In the context of its era, the work of James Tiptree Jr. was a slap in the face of mainstream sf. Openly challenging a number of traditions, from gender roles to the context of male authority, to say she was influential on the current group of texts expressing similar opinions on many of the same issues would be to put it lightly. In most of these texts, however, the influence is only indirect; there are similarities in ideology but often nothing more concrete ties the works together. With Carolyn Ives Gilman’s 2015 Dark Orbit, however, the antecedent is clear.
A case wherein a writer uses ideas and capabilities to expand upon what has come before, Dark Orbit is not mere imitation Tiptree, however. Examining identity, emotions vs. logic, gender treatment, response to Otherness/alien-ness, and a couple other significant areas, Gilman blunts the paranoia of Tiptree Jr. by better blending presentation with setting and character. A certain melancholy still pervades (starting with the title), but Gilman’s novel is more introspective and open to possibilities, something that Tiptree Jr.’s work can rarely be described as.
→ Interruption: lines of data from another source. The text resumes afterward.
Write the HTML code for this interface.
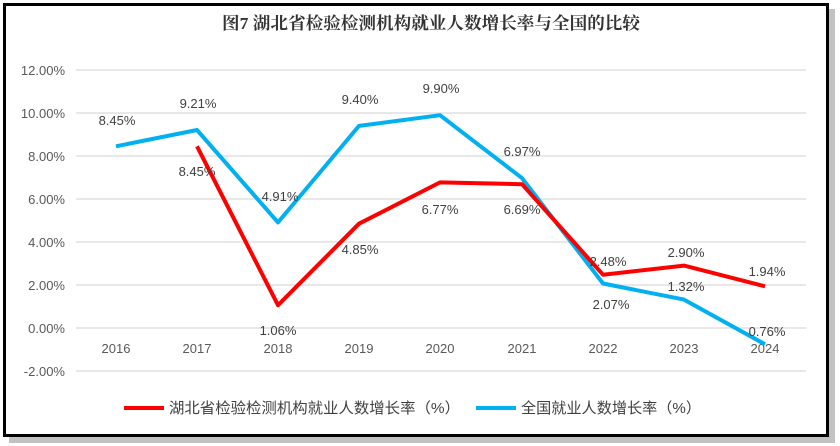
<!DOCTYPE html><html><head><meta charset="utf-8"><style>body{margin:0;background:#fff}svg{display:block}</style></head><body>
<svg width="840" height="446" viewBox="0 0 840 446" xmlns="http://www.w3.org/2000/svg" font-family="Liberation Sans, Noto Sans CJK SC, sans-serif">
<rect x="9" y="9" width="826" height="434" fill="#999" opacity="0.6"/>
<rect x="4.5" y="4.5" width="823" height="431" fill="#fff" stroke="#000" stroke-width="3"/>
<text x="222" y="29" textLength="418" lengthAdjust="spacingAndGlyphs" font-size="17" font-weight="bold" font-family="Liberation Serif, Noto Serif CJK SC, serif" fill="#333">图7  湖北省检验检测机构就业人数增长率与全国的比较</text>
<g stroke="#e0e0e0" stroke-width="1.5">
<line x1="76" x2="806" y1="70" y2="70"/><line x1="76" x2="806" y1="113" y2="113"/><line x1="76" x2="806" y1="156" y2="156"/><line x1="76" x2="806" y1="199" y2="199"/><line x1="76" x2="806" y1="242" y2="242"/><line x1="76" x2="806" y1="285" y2="285"/><line x1="76" x2="806" y1="328" y2="328"/><line x1="76" x2="806" y1="371" y2="371"/></g>
<g font-size="13" fill="#595959" text-anchor="end">
<text x="65" y="75">12.00%</text><text x="65" y="118">10.00%</text><text x="65" y="161">8.00%</text><text x="65" y="204">6.00%</text><text x="65" y="247">4.00%</text><text x="65" y="290">2.00%</text><text x="65" y="333">0.00%</text><text x="65" y="376">-2.00%</text></g>
<g font-size="13" fill="#595959" text-anchor="middle">
<text x="116" y="353">2016</text><text x="197" y="353">2017</text><text x="278" y="353">2018</text><text x="359" y="353">2019</text><text x="440" y="353">2020</text><text x="522" y="353">2021</text><text x="603" y="353">2022</text><text x="684" y="353">2023</text><text x="765" y="353">2024</text></g>
<polyline fill="none" stroke="#00b0f0" stroke-width="4" stroke-linejoin="round" points="116,146.3 197,130 278,222.4 359,125.9 440,115.2 522,178.1 603,283.5 684,299.6 765,344.3"/>
<polyline fill="none" stroke="#ff0000" stroke-width="4" stroke-linejoin="round" points="197,146.3 278,305.2 359,223.7 440,182.4 522,184.2 603,274.7 684,265.6 765,286.3"/>
<g font-size="13" fill="#404040" text-anchor="middle">
<text x="117" y="125">8.45%</text><text x="198" y="108">9.21%</text><text x="280" y="201">4.91%</text><text x="360" y="104">9.40%</text><text x="441" y="93">9.90%</text><text x="522" y="156">6.97%</text><text x="611" y="309">2.07%</text><text x="686" y="291">1.32%</text><text x="767" y="336">0.76%</text>
<text x="197" y="176">8.45%</text><text x="278" y="335">1.06%</text><text x="360" y="254">4.85%</text><text x="440" y="214">6.77%</text><text x="522" y="214">6.69%</text><text x="608" y="266">2.48%</text><text x="686" y="257">2.90%</text><text x="767" y="276">1.94%</text></g>
<line x1="124" x2="164" y1="408" y2="408" stroke="#ff0000" stroke-width="4"/>
<text x="169" y="413" font-size="15" textLength="291" lengthAdjust="spacingAndGlyphs" fill="#404040">湖北省检验检测机构就业人数增长率（%）</text>
<line x1="476" x2="516" y1="408" y2="408" stroke="#00b0f0" stroke-width="4"/>
<text x="521" y="413" font-size="15" textLength="180" lengthAdjust="spacingAndGlyphs" fill="#404040">全国就业人数增长率（%）</text>
</svg></body></html>
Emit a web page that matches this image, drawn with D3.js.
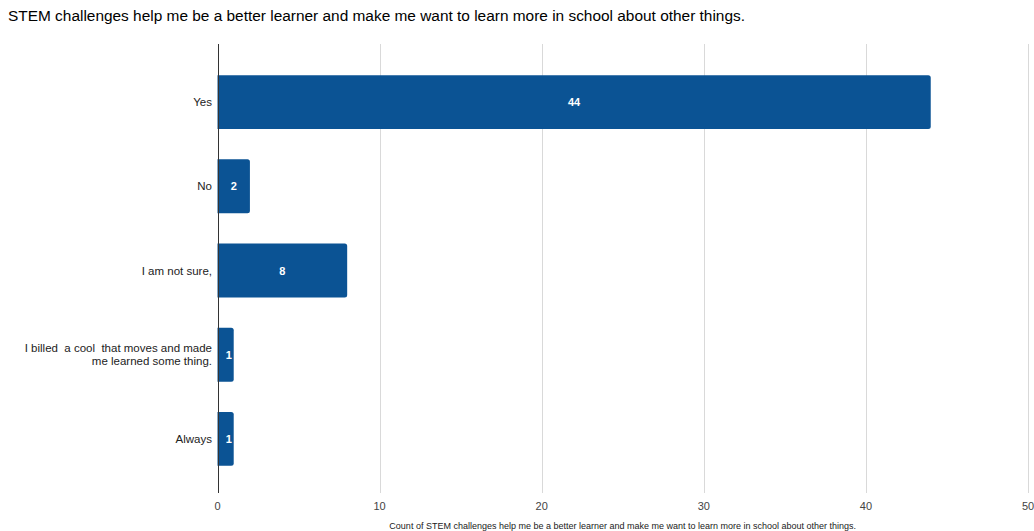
<!DOCTYPE html>
<html>
<head>
<meta charset="utf-8">
<script src="https://cdn.jsdelivr.net/npm/d3@7"></script>
<style>
  body { margin: 0; background: #fff; }
  text { font-family: "Liberation Sans", Arial, sans-serif; white-space: pre; }
</style>
</head>
<body>
<svg id="chart" width="1034" height="531"></svg>
<script>
var categories = ['Yes', 'No', 'I am not sure,', 'I billed  a cool  that moves and made|me learned some thing.', 'Always'];
var counts = [44, 2, 8, 1, 1];
var ticks = [0, 10, 20, 30, 40, 50];
var title = 'STEM challenges help me be a better learner and make me want to learn more in school about other things.';
var axisTitle = 'Count of STEM challenges help me be a better learner and make me want to learn more in school about other things.';

var svg = d3.select('#chart');
var data = categories.map(function(c, i) { return { label: c, value: counts[i] }; });

var x = d3.scaleLinear().domain([0, 50]).range([217.5, 1028]);
var y = d3.scaleBand().domain(categories).range([60, 481]).paddingInner(0.36).paddingOuter(0.18);

svg.append('text')
    .attr('x', 8).attr('y', 21)
    .attr('font-size', 15.5).attr('fill', '#000')
    .attr('textLength', 737).attr('lengthAdjust', 'spacingAndGlyphs')
    .text(title);

// gridlines
svg.append('g').selectAll('line').data(ticks.slice(1)).enter()
    .append('line')
    .attr('x1', function(d) { return Math.round(x(d)) + 0.5; })
    .attr('x2', function(d) { return Math.round(x(d)) + 0.5; })
    .attr('y1', 44).attr('y2', 493)
    .attr('stroke', '#d9d9d9').attr('stroke-width', 1);

// tick labels
svg.append('g').selectAll('text').data(ticks).enter()
    .append('text')
    .attr('x', function(d) { return x(d); })
    .attr('y', 510)
    .attr('text-anchor', 'middle')
    .attr('font-size', 11).attr('fill', '#444')
    .text(function(d) { return d; });

// bars with right corners rounded
var r = 2.5;
svg.append('g').selectAll('path').data(data).enter()
    .append('path')
    .attr('fill', '#0b5394')
    .attr('d', function(d) {
        var x0 = x(0), x1 = x(d.value), y0 = y(d.label), h = y.bandwidth();
        return 'M' + x0 + ',' + y0 + 'H' + (x1 - r) + 'Q' + x1 + ',' + y0 + ' ' + x1 + ',' + (y0 + r) +
            'V' + (y0 + h - r) + 'Q' + x1 + ',' + (y0 + h) + ' ' + (x1 - r) + ',' + (y0 + h) + 'H' + x0 + 'Z';
    });

// value labels
svg.append('g').selectAll('text').data(data).enter()
    .append('text')
    .attr('x', function(d) { return d.value > 1 ? (x(0) + x(d.value)) / 2 : x(d.value) - 8; })
    .attr('y', function(d) { return y(d.label) + y.bandwidth() / 2 + 4; })
    .attr('text-anchor', function(d) { return d.value > 1 ? 'middle' : 'start'; })
    .attr('font-size', 11).attr('font-weight', 'bold').attr('fill', '#fff')
    .text(function(d) { return d.value; });

// category labels
svg.append('g').selectAll('text').data(data).enter()
    .append('text')
    .attr('text-anchor', 'end')
    .attr('font-size', 11.5).attr('fill', '#222')
    .each(function(d) {
        var lines = d.label.split('|');
        var el = d3.select(this);
        var cy = y(d.label) + y.bandwidth() / 2 + 4 - (lines.length - 1) * 6.5;
        lines.forEach(function(l, i) {
            el.append('tspan').attr('x', 212).attr('y', cy + i * 13).text(l);
        });
    });

// axis line
svg.append('line')
    .attr('x1', 218.5).attr('x2', 218.5).attr('y1', 44).attr('y2', 493)
    .attr('stroke', '#333').attr('stroke-width', 1);

svg.append('text')
    .attr('x', (x(0) + x(50)) / 2).attr('y', 529)
    .attr('text-anchor', 'middle')
    .attr('font-size', 9).attr('fill', '#222')
    .text(axisTitle);
</script>
</body>
</html>
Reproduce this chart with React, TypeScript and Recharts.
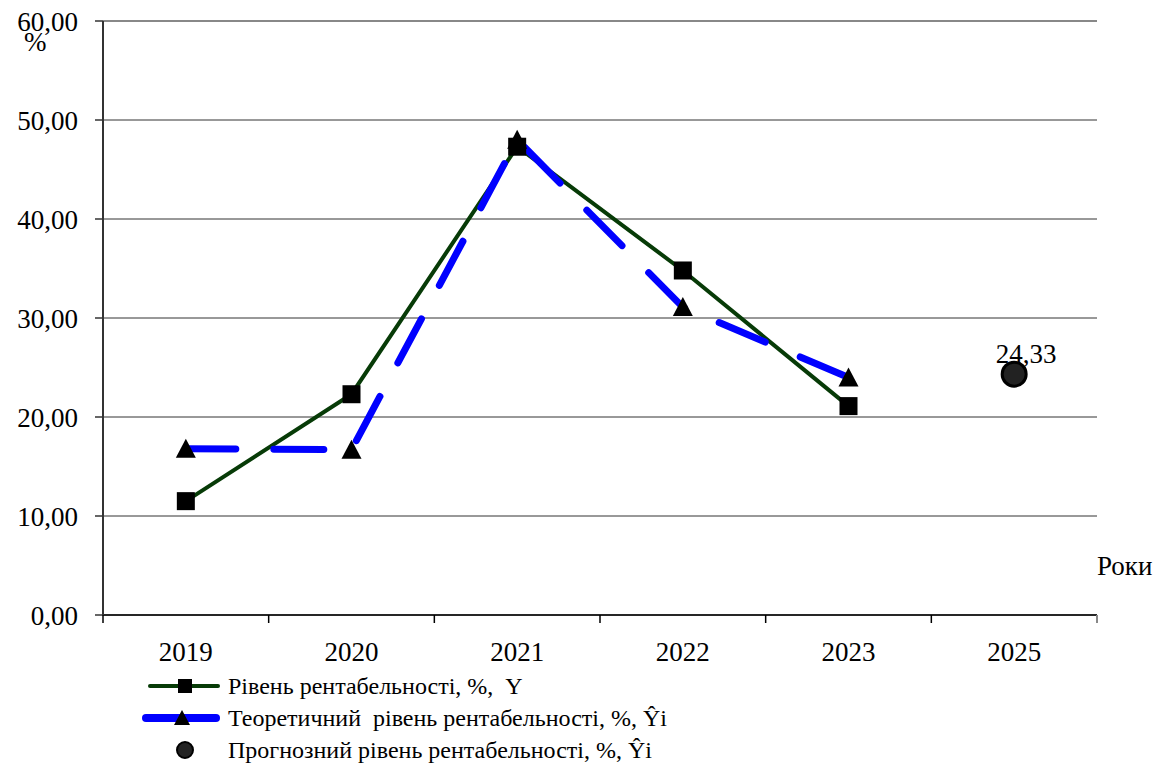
import {
  LineChart,
  Line,
  XAxis,
  YAxis,
  CartesianGrid,
  ReferenceLine,
  Legend,
  LabelList,
} from "recharts";

const years = ["2019", "2020", "2021", "2022", "2023", "2025"];
const actual = [11.5, 22.3, 47.3, 34.8, 21.1, null];
const theoretical = [16.8, 16.7, 48.0, 31.1, 24.0, null];
const forecast = [null, null, null, null, null, 24.33];
const yTicks = [0, 10, 20, 30, 40, 50, 60];

const legendLabels = [
  "Рівень рентабельності, %,  Y",
  "Теоретичний  рівень рентабельності, %, Ŷі",
  "Прогнозний рівень рентабельності, %, Ŷі",
];

const data = years.map((year, i) => ({
  year,
  actual: actual[i],
  theoretical: theoretical[i],
  forecast: forecast[i],
}));

const W = 1164;
const H = 766;
const LEFT = 103;
const RIGHT = 67;
const PLOT_W = W - LEFT - RIGHT;
const BAND = PLOT_W / years.length;
const FONT = '"Liberation Serif", "Times New Roman", serif';
const GREEN = "#073b07";
const BLUE = "#0000ff";

const fmt = (v: number) => v.toFixed(2).replace(".", ",");

function YearTick(props: any) {
  const { x, y, payload, index } = props;
  const last = index === years.length - 1;
  return (
    <g>
      <line x1={x - BAND / 2} x2={x - BAND / 2} y1={y} y2={y + 8} stroke="#000" strokeWidth={1.5} />
      {last && (
        <line x1={x + BAND / 2} x2={x + BAND / 2} y1={y} y2={y + 8} stroke="#888" strokeWidth={2} />
      )}
      <text x={x} y={y + 46} textAnchor="middle" fontSize={27} fontFamily={FONT} fill="#000">
        {payload.value}
      </text>
    </g>
  );
}

function SquareDot(props: any) {
  const { cx, cy, index } = props;
  if (cx == null || cy == null) return <g key={index} />;
  return <rect key={index} x={cx - 9} y={cy - 9} width={18} height={18} fill="#000" />;
}

function TriangleDot(props: any) {
  const { cx, cy, index } = props;
  if (cx == null || cy == null) return <g key={index} />;
  return (
    <polygon
      key={index}
      points={`${cx},${cy - 10} ${cx - 10},${cy + 9} ${cx + 10},${cy + 9}`}
      fill="#000"
    />
  );
}

function CircleDot(props: any) {
  const { cx, cy, index } = props;
  if (cx == null || cy == null) return <g key={index} />;
  return <circle key={index} cx={cx} cy={cy} r={12} fill="#222" stroke="#000" strokeWidth={3} />;
}

function ForecastLabel(props: any) {
  const { x, y, value } = props;
  if (value == null) return null;
  return (
    <text x={x + 12} y={y - 11} textAnchor="middle" fontSize={27} fontFamily={FONT} fill="#000">
      {fmt(Number(value))}
    </text>
  );
}

function LegendRows() {
  const icons = [
    <g>
      <line x1={10} x2={78} y1={16} y2={16} stroke={GREEN} strokeWidth={4} strokeLinecap="round" />
      <rect x={38} y={9} width={14} height={14} fill="#000" />
    </g>,
    <g>
      <line x1={6} x2={76} y1={16} y2={16} stroke={BLUE} strokeWidth={8} strokeLinecap="round" />
      <polygon points="42,8 34,23 50,23" fill="#000" />
    </g>,
    <circle cx={45} cy={16} r={8} fill="#222" stroke="#000" strokeWidth={2} />,
  ];
  return (
    <div style={{ fontFamily: FONT, fontSize: 24, color: "#000" }}>
      {legendLabels.map((label, i) => (
        <div key={label} style={{ display: "flex", alignItems: "center", height: 32 }}>
          <svg width={88} height={32}>
            {icons[i]}
          </svg>
          <span style={{ whiteSpace: "pre" }}>{label}</span>
        </div>
      ))}
    </div>
  );
}

export default function App() {
  return (
    <div style={{ position: "relative", width: W, height: H, background: "#fff" }}>
      <style>{"body{margin:0}"}</style>
      <LineChart
        width={W}
        height={H}
        data={data}
        margin={{ top: 21, right: RIGHT, bottom: 101, left: 0 }}
      >
        <CartesianGrid vertical={false} stroke="#333" strokeWidth={1} />
        <ReferenceLine y={60} stroke="#888" strokeWidth={2} />
        <XAxis
          dataKey="year"
          scale="band"
          height={50}
          interval={0}
          tickSize={0}
          tickMargin={0}
          tickLine={false}
          tick={<YearTick />}
          axisLine={{ stroke: "#000", strokeWidth: 1.5 }}
        />
        <YAxis
          width={LEFT}
          domain={[0, 60]}
          ticks={yTicks}
          interval={0}
          tickFormatter={fmt}
          tickSize={8}
          tickMargin={17}
          tick={{ fontSize: 27, fontFamily: FONT, fill: "#000" }}
          tickLine={{ stroke: "#333", strokeWidth: 1.5 }}
          axisLine={{ stroke: "#333", strokeWidth: 2 }}
        />
        <YAxis
          yAxisId="r"
          orientation="right"
          width={0}
          domain={[0, 60]}
          tick={false}
          tickLine={false}
          axisLine={{ stroke: "#888", strokeWidth: 2 }}
        />
        <Legend
          layout="vertical"
          align="center"
          verticalAlign="middle"
          content={<LegendRows />}
          wrapperStyle={{ left: 140, top: 670, width: 700 }}
        />
        <Line
          dataKey="actual"
          stroke={GREEN}
          strokeWidth={4}
          dot={<SquareDot />}
          activeDot={false}
          isAnimationActive={false}
        />
        <Line
          dataKey="theoretical"
          stroke={BLUE}
          strokeWidth={7}
          strokeDasharray="50 38"
          strokeLinecap="round"
          dot={<TriangleDot />}
          activeDot={false}
          isAnimationActive={false}
        />
        <Line
          dataKey="forecast"
          stroke="none"
          dot={<CircleDot />}
          activeDot={false}
          isAnimationActive={false}
        >
          <LabelList dataKey="forecast" content={<ForecastLabel />} />
        </Line>
      </LineChart>
      <div
        style={{
          position: "absolute",
          left: 24,
          top: 27,
          fontFamily: FONT,
          fontSize: 27,
          lineHeight: "30px",
        }}
      >
        %
      </div>
      <div
        style={{
          position: "absolute",
          left: 1097,
          top: 551,
          fontFamily: FONT,
          fontSize: 27,
          lineHeight: "30px",
        }}
      >
        Роки
      </div>
    </div>
  );
}
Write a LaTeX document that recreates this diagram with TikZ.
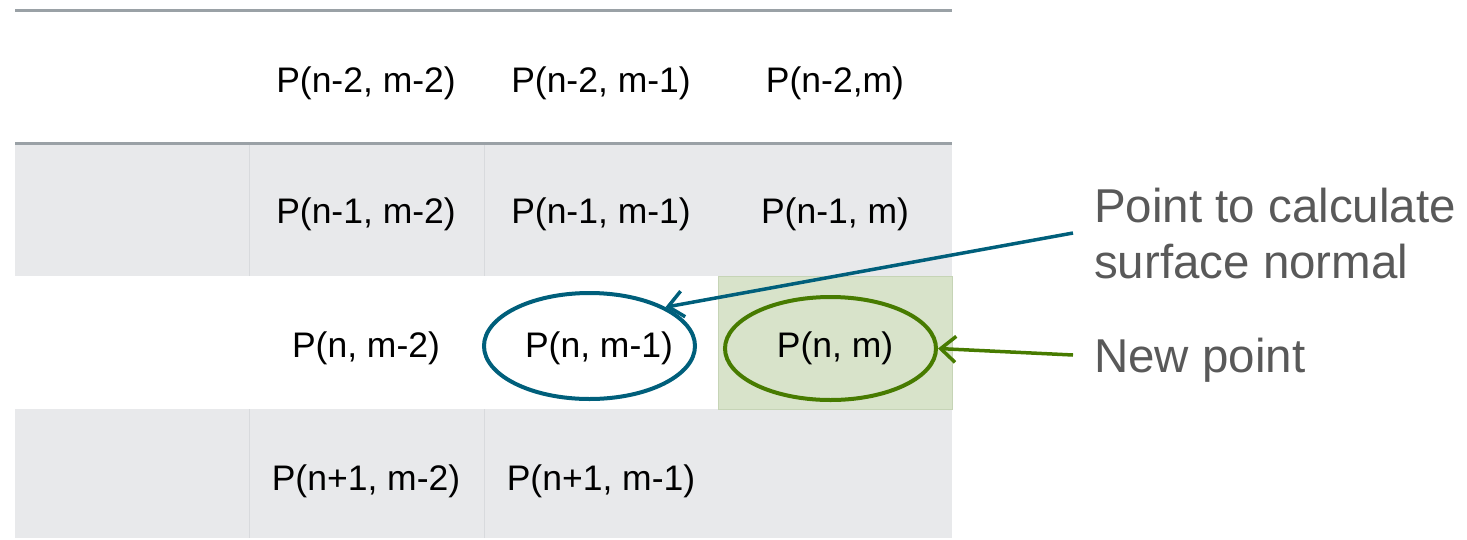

Sara is a Waster, an exoethnologist who has given up a normal life—roots, home, family, etc.—to travel the universe for work. Arriving at base at the beginning of Dark Orbit, she’s reluctant to take the assignment she’s offered. A new planet has been discovered, but appears void of life—uninteresting for an exoethnologist. But what ultimately hooks her is: she’s asked to tail a crew member. The mix of political and scientific interest pulling Sara in, she is soon she on her way to Iris with a small but select group. Arriving on planet, a surprise awaits: her target completely disappears in its mirror-like forests.
Thora is the person Sara has been assigned to track in secret. Her portion of the narrative related in journal entries, the reader is privy to in-depth questions and ideas regarding her situation. Not only reflections on the failures of her previous expeditions, but also observations as an explorer in the new one on Iris, as the narrative progresses, the story of her disappearance also transpires. With Sara also acting as an observer, much of the novel is bound up in thoughts and feelings regarding existence in a foreign culture—not so much the details of the culture, rather individual perspective and reaction to it, and the questions regarding personal identity it induces. This being the core of the novel, Dark Orbit really gets inside the heads of its two main characters, giving the reader deep characters as well as interesting material to chew over.
In the end, Dark Orbit is a novel that engages on several key fronts. The sci-fi elements are at times intriguing for the inherent mysteriousness. The characters are multi-faceted, with particular focus on the internalized reaction to the alien situations they face. Gilman’s prose is deceivingly rich—much the same as Tiptree’s. And the ideological touchpoints cover a number of personal areas clustered around identity and one’s relationship to the internal and external worlds. Readers who overlooked the novel amidst the slew of 2015 releases would do well to go back and take a look, as if it is not nominated for the Tiptree Award, I will be shocked.